Be aware that campsites are first-come-first-serve, and the BRT cuts right through the heart of the Boundary Waters Canoe Area. This means you’ll be competing with canoeists over spots, especially for those pristine lakefront campsites. However, many sites are large enough to accommodate more than one group, so you may not necessarily be out of luck if someone is occupying your desired site. If a site is full or you are hesitant to camp with a group of strangers, there are many more sites, especially on the western half, and the next one may not be too far.
Deep wilderness. Rolling, forested hills. Blue lakes shimmering in the distance. You’ll get vistas of the undulating landscape and sparkling lakes throughout the hike, but you’ll also get plenty of opportunities to go for a swim, whether it’s cooling off during a midday break, or at camp relaxing and having fun with your friends.
You shouldn’t have to carry too much for too long at any given time. Lakes are frequent along the BRT as well as the occasional creek or small river.

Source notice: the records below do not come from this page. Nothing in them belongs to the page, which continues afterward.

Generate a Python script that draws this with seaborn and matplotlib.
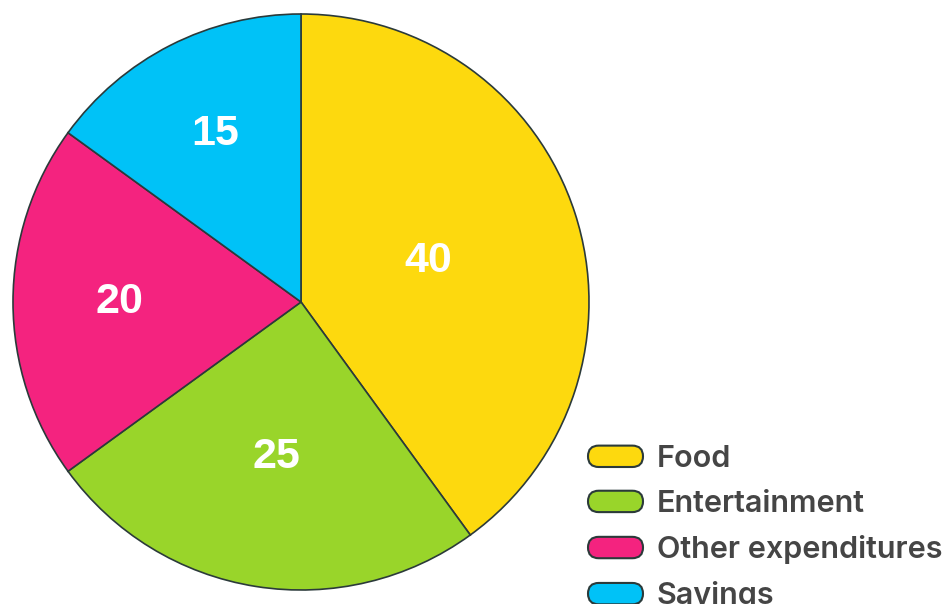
import numpy as np
import matplotlib
matplotlib.use("Agg")
import matplotlib.pyplot as plt
import seaborn as sns
from matplotlib.patches import Patch, FancyBboxPatch
from matplotlib.legend_handler import HandlerPatch

# Monthly budget split (percent)
categories = ["Food", "Entertainment", "Other expenditures", "Savings"]
values = [40, 25, 20, 15]
colors = ["#FDD90E", "#99D52A", "#F4237F", "#00C2F7"]
# radial position of each value label, as a fraction of the radius
label_radius = [0.465, 0.545, 0.632, 0.653]

sns.set_theme(style="white")
plt.rcParams["font.family"] = ["Liberation Sans", "DejaVu Sans"]

W, H, DPI = 9.45, 6.04, 100
fig = plt.figure(figsize=(W, H), dpi=DPI)
ax = fig.add_axes([0, 0, 1, 1])

R = 288.0  # pie radius in pixels
cx, cy = 301.0, 302.0  # pie centre in pixels (from top-left)

edge = "#2B3A3A"
wedges, _ = ax.pie(
    values,
    colors=colors,
    startangle=90,
    counterclock=False,
    radius=1.0,
    center=(0, 0),
    wedgeprops=dict(edgecolor=edge, linewidth=1.2),
    frame=True,
)
ax.set_xlim(-cx / R, (W * DPI - cx) / R)
ax.set_ylim(-(H * DPI - cy) / R, cy / R)
ax.set_aspect("equal")
ax.axis("off")

for w, v, r in zip(wedges, values, label_radius):
    mid = np.deg2rad((w.theta1 + w.theta2) / 2)
    ax.text(r * np.cos(mid), r * np.sin(mid), str(v), ha="center",
            va="center", color="white", fontsize=31, fontweight="bold")


class PillHandler(HandlerPatch):
    def create_artists(self, legend, orig_handle, xdescent, ydescent,
                       width, height, fontsize, trans):
        p = FancyBboxPatch((-xdescent, -ydescent), width, height,
                           boxstyle=f"round,pad=0,rounding_size={height / 2}",
                           facecolor=orig_handle.get_facecolor(),
                           edgecolor=edge, linewidth=1.5, transform=trans)
        return [p]


handles = [Patch(facecolor=c, label=n) for c, n in zip(colors, categories)]
leg = fig.legend(
    handles=handles,
    loc="upper left",
    bbox_to_anchor=(588 / (W * DPI), 1 - 445 / (H * DPI)),
    frameon=False,
    prop=dict(family=["Inter", "DejaVu Sans"], weight=600, size=22),
    handlelength=1.8,
    handleheight=0.7,
    handletextpad=0.45,
    labelspacing=0.56,
    borderpad=0,
    borderaxespad=0,
    handler_map={Patch: PillHandler()},
)
for t in leg.get_texts():
    t.set_color("#454545")

fig.savefig("out.png", dpi=DPI)
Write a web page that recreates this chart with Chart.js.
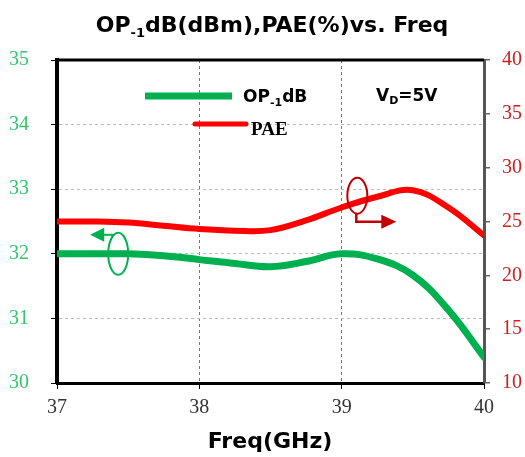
<!DOCTYPE html>
<html>
<head>
<meta charset="utf-8">
<script src="https://cdn.jsdelivr.net/npm/chart.js@4"></script>
<style>
  html, body { margin: 0; padding: 0; background: #fff; }
  canvas { display: block; }
</style>
</head>
<body>
<canvas id="chart" width="525" height="457"></canvas>
<script>
document.addEventListener('DOMContentLoaded', function() {

  // frequency points (GHz)
  const freq = [37, 37.25, 37.5, 37.75, 38, 38.25, 38.5, 38.75, 39, 39.25, 39.5, 39.75, 40];
  // OP-1dB (dBm), left axis
  const op1db = [32.0, 32.0, 32.0, 31.97, 31.91, 31.85, 31.8, 31.88, 32.0, 31.92, 31.67, 31.13, 30.4];
  // PAE (%), right axis
  const pae = [25.0, 25.0, 24.9, 24.6, 24.3, 24.15, 24.2, 25.1, 26.3, 27.3, 27.9, 26.3, 23.7];

  const xTicks = [37, 38, 39, 40];
  const leftTicks = [30, 31, 32, 33, 34, 35];
  const rightTicks = [10, 15, 20, 25, 30, 35, 40];

  const GREEN = '#00b050';
  const RED = '#ff0000';
  const SANS = '"DejaVu Sans", sans-serif';
  const SERIF = '"Liberation Serif", serif';

  // draw a run of text pieces (for subscripts)
  function drawParts(ctx, parts, x, y, align) {
    let total = 0;
    parts.forEach(p => { ctx.font = p.font; total += ctx.measureText(p.t).width; });
    let cx = align === 'center' ? x - total / 2 : x;
    ctx.textAlign = 'left';
    ctx.textBaseline = 'alphabetic';
    parts.forEach(p => {
      ctx.font = p.font;
      ctx.fillStyle = p.color || '#000';
      ctx.fillText(p.t, cx, y + (p.dy || 0));
      cx += ctx.measureText(p.t).width;
    });
  }

  const decor = {
    id: 'decor',
    afterDraw(chart) {
      const ctx = chart.ctx;
      const a = chart.chartArea;
      const xs = chart.scales.x, yl = chart.scales.y, yr = chart.scales.y1;
      ctx.save();

      // top frame line
      ctx.strokeStyle = '#000';
      ctx.lineWidth = 3;
      ctx.beginPath();
      ctx.moveTo(a.left - 2, a.top);
      ctx.lineTo(a.right, a.top);
      ctx.stroke();

      // title
      const big = 'bold 22px ' + SANS, small = 'bold 13px ' + SANS;
      drawParts(ctx, [
        { t: 'OP', font: big },
        { t: '-1', font: small, dy: 5 },
        { t: 'dB(dBm),PAE(%)vs. Freq', font: big }
      ], 272, 32, 'center');

      // x axis title
      ctx.font = 'bold 22px ' + SANS;
      ctx.textAlign = 'center';
      ctx.fillStyle = '#000';
      ctx.fillText('Freq(GHz)', 270, 448);

      // legend
      ctx.lineCap = 'butt';
      ctx.strokeStyle = GREEN;
      ctx.lineWidth = 7;
      ctx.beginPath(); ctx.moveTo(145, 96); ctx.lineTo(232, 96); ctx.stroke();
      const lb = 'bold 17px ' + SANS, ls = 'bold 11px ' + SANS;
      drawParts(ctx, [
        { t: 'OP', font: lb },
        { t: '-1', font: ls, dy: 4 },
        { t: 'dB', font: lb }
      ], 243, 102, 'left');

      ctx.lineCap = 'round';
      ctx.strokeStyle = RED;
      ctx.lineWidth = 5;
      ctx.beginPath(); ctx.moveTo(195, 124); ctx.lineTo(246, 124); ctx.stroke();
      drawParts(ctx, [{ t: 'PAE', font: 'bold 19px ' + SERIF }], 251, 135, 'left');

      drawParts(ctx, [
        { t: 'V', font: lb },
        { t: 'D', font: ls, dy: 3 },
        { t: '=5V', font: lb }
      ], 376, 101, 'left');

      // axis markers: ellipse + arrow
      ctx.lineCap = 'butt';
      let cx = xs.getPixelForValue(37.43), cy = yl.getPixelForValue(32);
      ctx.strokeStyle = GREEN; ctx.fillStyle = GREEN; ctx.lineWidth = 2;
      ctx.beginPath(); ctx.ellipse(cx, cy, 10, 21, 0, 0, Math.PI * 2); ctx.stroke();
      ctx.beginPath(); ctx.moveTo(cx - 5, cy - 19); ctx.lineTo(cx - 20, cy - 19); ctx.stroke();
      ctx.beginPath();
      ctx.moveTo(cx - 28, cy - 19); ctx.lineTo(cx - 14, cy - 26); ctx.lineTo(cx - 14, cy - 12);
      ctx.closePath(); ctx.fill();

      cx = xs.getPixelForValue(39.11); cy = yr.getPixelForValue(27.4);
      ctx.strokeStyle = '#c00000'; ctx.fillStyle = '#c00000';
      ctx.beginPath(); ctx.ellipse(cx, cy, 10, 18, 0, 0, Math.PI * 2); ctx.stroke();
      ctx.lineWidth = 2.5;
      ctx.beginPath(); ctx.moveTo(cx - 1, cy + 18); ctx.lineTo(cx - 1, cy + 26); ctx.lineTo(cx + 27, cy + 26); ctx.stroke();
      ctx.beginPath();
      ctx.moveTo(cx + 39, cy + 26); ctx.lineTo(cx + 24, cy + 19); ctx.lineTo(cx + 24, cy + 33);
      ctx.closePath(); ctx.fill();

      ctx.restore();
    }
  };

  const ctx = document.getElementById('chart').getContext('2d');
  new Chart(ctx, {
    type: 'line',
    data: {
      datasets: [
        {
          label: 'PAE',
          data: freq.map((f, i) => ({ x: f, y: pae[i] })),
          yAxisID: 'y1',
          borderColor: RED,
          borderWidth: 6,
          pointRadius: 0,
          tension: 0.4,
          borderCapStyle: 'round'
        },
        {
          label: 'OP-1dB',
          data: freq.map((f, i) => ({ x: f, y: op1db[i] })),
          yAxisID: 'y',
          borderColor: GREEN,
          borderWidth: 7,
          pointRadius: 0,
          tension: 0.4,
          borderCapStyle: 'round'
        }
      ]
    },
    options: {
      responsive: false,
      animation: false,
      devicePixelRatio: 1,
      layout: { padding: { top: 60, left: 0, right: 0, bottom: 0 } },
      plugins: {
        legend: { display: false },
        title: { display: false },
        tooltip: { enabled: false }
      },
      scales: {
        x: {
          type: 'linear',
          min: 37, max: 40,
          afterFit(s) { s.height = 74; },
          afterBuildTicks(s) { s.ticks = xTicks.map(v => ({ value: v })); },
          ticks: { color: '#333', font: { family: SERIF, size: 20 }, padding: 7, maxRotation: 0 },
          grid: {
            color: c => (c.tick && (c.tick.value === 38 || c.tick.value === 39)) ? '#777' : 'rgba(0,0,0,0)',
            tickColor: '#000',
            tickLength: 6,
            tickBorderDash: [],
            lineWidth: 1
          },
          border: { color: '#000', width: 3, dash: [3, 3] }
        },
        y: {
          position: 'left',
          min: 30, max: 35,
          afterFit(s) { s.width = 57; },
          afterBuildTicks(s) { s.ticks = leftTicks.map(v => ({ value: v })); },
          ticks: { color: '#33c46e', font: { family: SERIF, size: 20 }, padding: 22 },
          grid: {
            color: c => (c.tick && c.tick.value > 30 && c.tick.value < 35) ? '#bbb' : 'rgba(0,0,0,0)',
            tickColor: '#000',
            tickLength: 6,
            tickBorderDash: [],
            lineWidth: 1
          },
          border: { color: '#000', width: 4, dash: [3, 3] }
        },
        y1: {
          position: 'right',
          min: 10, max: 40,
          afterFit(s) { s.width = 41; },
          afterBuildTicks(s) { s.ticks = rightTicks.map(v => ({ value: v })); },
          ticks: { color: '#cc2020', font: { family: SERIF, size: 20 }, padding: 12 },
          grid: {
            drawOnChartArea: false,
            tickColor: '#666',
            tickLength: 6,
            lineWidth: 1.5
          },
          border: { color: '#555', width: 3 }
        }
      }
    },
    plugins: [decor]
  });

});
</script>
</body>
</html>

Not long enough to require a resupply.
The experience of hiking the BRT is one of isolation, of being far away from civilization. It’s a challenge in more ways than one: it’s far away, it’s wild, it requires navigational skills and it’s uncompromising. Yet all those challenges are what make it particularly rewarding, and its length is perfect for an experienced hiker looking for a challenge without committing weeks of his or her time.
The Border Route Trail is the quintessential Northwoods adventure, and you’ll get some of the best that Minnesota and the Upper Midwest have to offer.